Subjectivity rules in all the areas the author reviews, and feeling replaces proof: asking where, when, and how white supremacy manifests itself is considered racist and demonstrates unbearable violence (p. 153). To be able to talk about something, you have to have experienced it; to translate a black poet, you have to be black. You don't have the right to speak if you haven't felt racism, sexism, or another "offense"; and there is no longer any possible dialogue: quoting Pierre-Henri Tavoillot, Nadia Geerts concludes that for the wokes, "everything is a fight," while in the realm of reason, "everything is debate." And it is true that the scientific field is not spared by wokeism.

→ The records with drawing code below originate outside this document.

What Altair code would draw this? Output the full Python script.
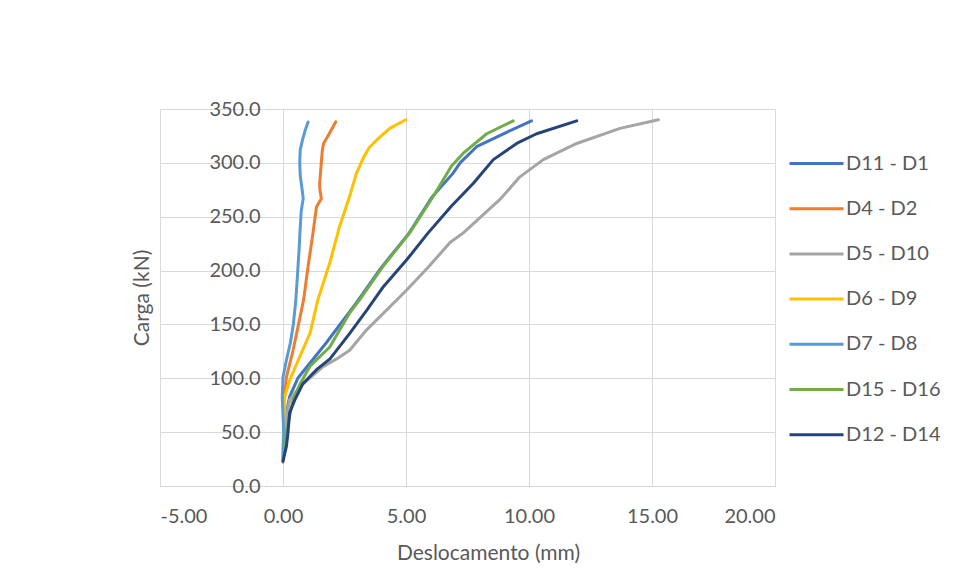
import altair as alt
import pandas as pd

series_names = ["D11 - D1", "D4 - D2", "D5 - D10", "D6 - D9", "D7 - D8", "D15 - D16", "D12 - D14"]
series_colors = ["#4472C4", "#ED7D31", "#A5A5A5", "#FFC000", "#5B9BD5", "#70AD47", "#264478"]

# Deslocamento (mm) / Carga (kN)
d11_d1_x = [0.02, 0.10, 0.20, 0.27, 0.60, 1.09, 1.76, 2.98, 4.00, 5.10, 6.05, 6.90, 7.20, 7.87, 8.96, 10.10]
d11_d1_y = [30, 55, 75, 83, 100, 114, 133, 170, 203, 234, 268, 290, 300, 315, 327, 339]

d4_d2_x = [0.00, 0.02, 0.05, 0.14, 0.41, 0.84, 1.02, 1.22, 1.36, 1.56, 1.50, 1.49, 1.56, 1.60, 1.65, 1.90, 2.14]
d4_d2_y = [22, 50, 80, 101, 126, 173, 204, 235, 259, 267, 275, 281, 301, 312, 318, 328, 338]

d5_d10_x = [0.05, 0.15, 0.27, 0.68, 1.64, 2.18, 2.71, 3.40, 4.20, 5.03, 5.90, 6.79, 7.33, 8.82, 9.63, 10.58, 11.94, 13.70, 15.26]
d5_d10_y = [40, 65, 80, 92, 111, 118, 126, 145, 163, 182, 203, 226, 235, 266, 287, 303, 318, 332, 340]

d6_d9_x = [0.00, 0.02, 0.07, 0.27, 0.68, 1.10, 1.42, 1.90, 2.30, 2.71, 2.98, 3.25, 3.50, 3.80, 4.34, 4.99]
d6_d9_y = [25, 45, 83, 98, 120, 142, 173, 207, 241, 269, 290, 304, 314, 321, 332, 340]

d7_d8_x = [0.00, 0.03, -0.03, 0.00, 0.14, 0.30, 0.42, 0.52, 0.60, 0.66, 0.70, 0.74, 0.82, 0.78, 0.70, 0.68, 0.70, 0.80, 0.90, 1.02]
d7_d8_y = [24, 50, 82, 101, 117, 133, 150, 172, 200, 222, 240, 255, 267, 275, 288, 300, 312, 322, 330, 338]

d15_d16_x = [0.05, 0.15, 0.27, 0.41, 0.70, 1.09, 1.90, 2.72, 3.12, 4.07, 5.15, 6.11, 6.85, 7.33, 8.28, 9.36]
d15_d16_y = [30, 50, 65, 80, 95, 111, 129, 161, 173, 204, 235, 269, 297, 309, 327, 339]

d12_d14_x = [0.00, 0.14, 0.20, 0.27, 0.48, 0.81, 1.36, 1.91, 2.72, 3.40, 4.08, 5.03, 5.90, 6.85, 7.74, 8.55, 9.50, 10.31, 11.94]
d12_d14_y = [23, 37, 49, 68, 80, 95, 108, 118, 142, 163, 185, 210, 235, 260, 281, 303, 318, 327, 339]

x_ticks = [-5, 0, 5, 10, 15, 20]
y_ticks = [0, 50, 100, 150, 200, 250, 300, 350]

all_x = [d11_d1_x, d4_d2_x, d5_d10_x, d6_d9_x, d7_d8_x, d15_d16_x, d12_d14_x]
all_y = [d11_d1_y, d4_d2_y, d5_d10_y, d6_d9_y, d7_d8_y, d15_d16_y, d12_d14_y]

rows = []
for name, xs, ys in zip(series_names, all_x, all_y):
    for i, (xv, yv) in enumerate(zip(xs, ys)):
        rows.append({"serie": name, "desloc": xv, "carga": yv, "ordem": i})
df = pd.DataFrame(rows)

FONT = "Lato"
TXT = "#595959"
GRID = "#D9D9D9"

chart = alt.Chart(df).mark_line(strokeCap="round", strokeJoin="round").encode(
    x=alt.X(
        "desloc:Q",
        scale=alt.Scale(domain=[-5, 20], nice=False, zero=False),
        axis=alt.Axis(
            title="Deslocamento (mm)",
            values=x_ticks,
            labelExpr="datum.value < 0 ? '-' + format(-datum.value, '.2f') : format(datum.value, '.2f')",
            ticks=False,
            domain=True,
            domainColor=GRID,
            grid=True,
            gridColor=GRID,
            labelPadding=20,
            labelFont=FONT,
            labelFontSize=20,
            labelColor=TXT,
            titleFont=FONT,
            titleFontSize=21,
            titleFontWeight="normal",
            titleColor=TXT,
            titleX=328,
            titleY=67,
            titleBaseline="middle",
        ),
    ),
    y=alt.Y(
        "carga:Q",
        scale=alt.Scale(domain=[0, 350], nice=False),
        axis=alt.Axis(
            title="Carga (kN)",
            values=y_ticks,
            format=".1f",
            offset=-123,
            ticks=False,
            domain=False,
            grid=True,
            gridColor=GRID,
            labelPadding=23,
            labelFont=FONT,
            labelFontSize=20,
            labelColor=TXT,
            titleFont=FONT,
            titleFontSize=21,
            titleFontWeight="normal",
            titleColor=TXT,
            titlePadding=56,
        ),
    ),
    color=alt.Color(
        "serie:N",
        scale=alt.Scale(domain=series_names, range=series_colors),
        sort=series_names,
        legend=alt.Legend(
            title=None,
            orient="none",
            legendX=646,
            legendY=44,
            symbolType="M-3,0H3",
            symbolSize=324,
            symbolStrokeWidth=3,
            labelOffset=19,
            rowPadding=24.2,
            labelFont=FONT,
            labelFontSize=20,
            labelColor=TXT,
        ),
    ),
    strokeWidth=alt.StrokeWidth(
        "serie:N",
        scale=alt.Scale(domain=series_names, range=[3, 3, 3, 3, 3, 3.8, 4.2]),
        legend=None,
    ),
    order="ordem:Q",
).properties(
    width=615,
    height=377,
    autosize=alt.AutoSizeParams(type="none"),
    padding={"left": 152, "top": 101, "right": 174, "bottom": 83},
).configure_view(stroke=None)

chart.save("out.html", embed_options={"renderer": "svg", "actions": False})
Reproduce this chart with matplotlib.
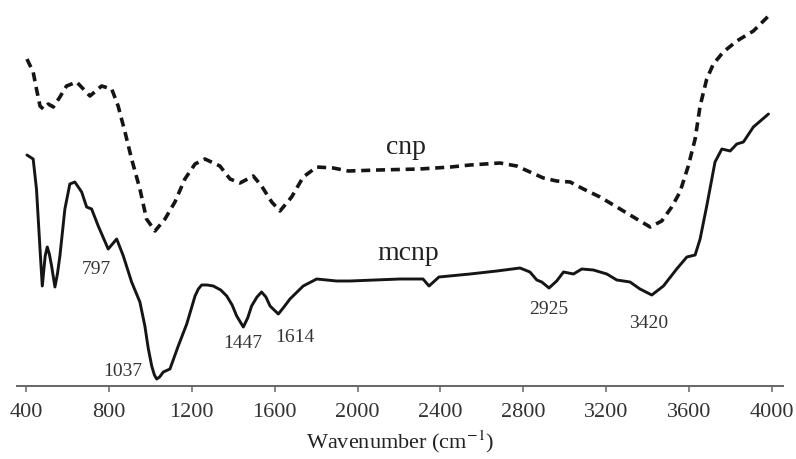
import numpy as np
import matplotlib
matplotlib.use("Agg")
import matplotlib.pyplot as plt

plt.rcParams['font.family'] = ['Liberation Serif', 'DejaVu Serif']
plt.rcParams['mathtext.fontset'] = 'stix'

# cnp spectrum (dashed): wavenumber (cm-1) and relative transmittance (arb. units)
cnp_w = [405, 435, 451, 468, 484, 508, 532, 564, 596, 645, 677, 709, 765, 814,
         845, 878, 910, 950, 982, 1023, 1071, 1119, 1167, 1216, 1264, 1336, 1385,
         1433, 1497, 1537, 1586, 1626, 1682, 1738, 1803, 1883, 1956, 2100, 2300,
         2450, 2543, 2688, 2768, 2832, 2897, 2961, 3026, 3090, 3170, 3251, 3347,
         3412, 3468, 3516, 3556, 3596, 3629, 3653, 3685, 3717, 3765, 3830, 3910,
         3983]
cnp_t = [327, 314, 297, 280, 277, 282, 279, 289, 300, 304, 297, 290, 300, 297,
         280, 254, 227, 197, 167, 155, 167, 184, 207, 222, 227, 220, 207,
         203, 210, 200, 184, 175, 189, 209, 219, 218, 215, 216, 217,
         219, 221, 223, 220, 214, 208, 205, 204, 197, 189, 179, 167,
         159, 165, 179, 194, 220, 247, 280, 307, 322, 334, 345, 355,
         370]

# mcnp spectrum (solid)
mcnp_w = [405, 435, 451, 468, 479, 493, 503, 513, 524, 540, 552, 564, 588, 612,
          636, 669, 693, 717, 749, 797, 838, 870, 910, 950, 974, 990, 1007, 1020,
          1031, 1045, 1063, 1095, 1135, 1176, 1216, 1232, 1248, 1275, 1304, 1340,
          1369, 1395, 1417, 1449, 1470, 1489, 1515, 1537, 1558, 1578, 1618, 1645,
          1674, 1738, 1803, 1899, 1964, 2205, 2316, 2345, 2393, 2543, 2672, 2784,
          2832, 2865, 2889, 2924, 2961, 2994, 3042, 3082, 3138, 3203, 3251, 3315,
          3363, 3420, 3476, 3540, 3589, 3629, 3653, 3685, 3725, 3758, 3798, 3830,
          3862, 3910, 3983]
mcnp_t = [231, 227, 197, 137, 100, 130, 139, 132, 120, 99, 112, 130, 177, 202,
          204, 194, 179, 177, 160, 137, 147, 130, 104, 84, 60, 38, 20, 11,
          7, 9, 14, 17, 40, 62, 90, 97, 101, 101, 100, 96,
          90, 81, 70, 59, 68, 80, 89, 94, 89, 80, 72, 79,
          87, 100, 107, 105, 105, 107, 107, 100, 109, 112, 115, 118,
          114, 106, 104, 98, 105, 114, 112, 117, 116, 112, 106, 104,
          97, 91, 100, 117, 129, 131, 147, 180, 224, 237, 235, 242,
          244, 259, 272]

peak_labels = ['797', '1037', '1447', '1614', '2925', '3420']
peak_w = [741, 866, 1447, 1698, 2924, 3404]
peak_t = [117, 15, 43, 49, 77, 63]

fig = plt.figure(figsize=(7.96, 4.6), dpi=100)
ax = fig.add_axes([17 / 796, 73 / 460, 766 / 796, 387 / 460])

ax.plot(cnp_w, cnp_t, color='#151515', lw=2.6, linestyle=(0, (2.5, 1.6)),
        solid_joinstyle='round')
ax.plot(mcnp_w, mcnp_t, color='#151515', lw=2.1, solid_joinstyle='round',
        solid_capstyle='round')

ax.set_xlim(357, 4053)
ax.set_ylim(0, 387)

ax.text(2234, 240, 'cnp', fontsize=20, color='#222222', ha='center', va='center')
ax.text(2244, 133, 'mcnp', fontsize=20, color='#222222', ha='center', va='center')
for lab, x, y in zip(peak_labels, peak_w, peak_t):
    ax.text(x, y, lab, fontsize=14, color='#333333', ha='center', va='center')

for s in ['top', 'right', 'left']:
    ax.spines[s].set_visible(False)
ax.spines['bottom'].set_color('#666666')
ax.spines['bottom'].set_linewidth(1.4)
ax.set_yticks([])
ax.set_xticks(np.arange(400, 4001, 400))
ax.tick_params(axis='x', direction='out', length=4.5, width=1.1, color='#666666',
               labelsize=16, labelcolor='#333333', pad=7)
ax.set_xlabel('Wavenumber (cm$^{-1}$)', fontsize=16, color='#222222', labelpad=5)

fig.savefig('out.png', dpi=100)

A very interesting point is analyzed by Nadia Geerts: the comparison of the woke ideological system with that of Marxism. But if Marx imagined a dictatorship of the proletariat as an essential prerequisite for a classless society, wokeism orchestrates the dictatorship of minorities, this legitimate revenge that can give rise to a peaceful society (p. 168). She also recalls that wokeism is not a popular movement in search of social justice: it is a movement of the privileged! People from economically disadvantaged backgrounds, White or Black, are not worthy of the attention of the wokes and have never benefited from the flashy staging that all the "oppressed" benefit from.
The "forgotten" of wokeism are numerous: Nadia Geerts quickly lists them at the end of her book: first of all, the Jews, whom the wokes often consider as "more than white", anti-Semitism never being a fight worthy of their indignation. But also Muslim gays, without forgetting that the only countries in which homosexuality is penalized and sometimes punished by death are Muslim countries; Black women, in these same countries or when they return, circumcised or subjected to forced marriages from childhood, or even victims of "honor crimes"; and in the West, Black women raped by Black men, who are shamed if they file a complaint because it "harms the cause".
What I liked about Nadia Geerts' book is first of all the apparently detached tone that the author takes to describe attitudes or remarks that make one jump with surprise mixed with disbelief: "How can one support such absurdities?" I often asked myself when discovering many facts that I did not yet know. Also noteworthy is the use of quotes from authors who preceded her in denouncing these excesses: Nadia Geerts never steals the show, but she restores the ideas and formulations of each author in their context. Finally, I appreciated the structuring of the book into numerous sub-chapters, each dedicated to a specific problem: this allows the reader to find this or that passage, this or that example that he or she wants to explore further. And it is in this, among many other qualities, that this book is useful for anyone interested in the woke phenomenon.
* The great historian of the IVe Republic that is Georgette Elgey will not hold it against me for borrowing the title of one of her works for this review.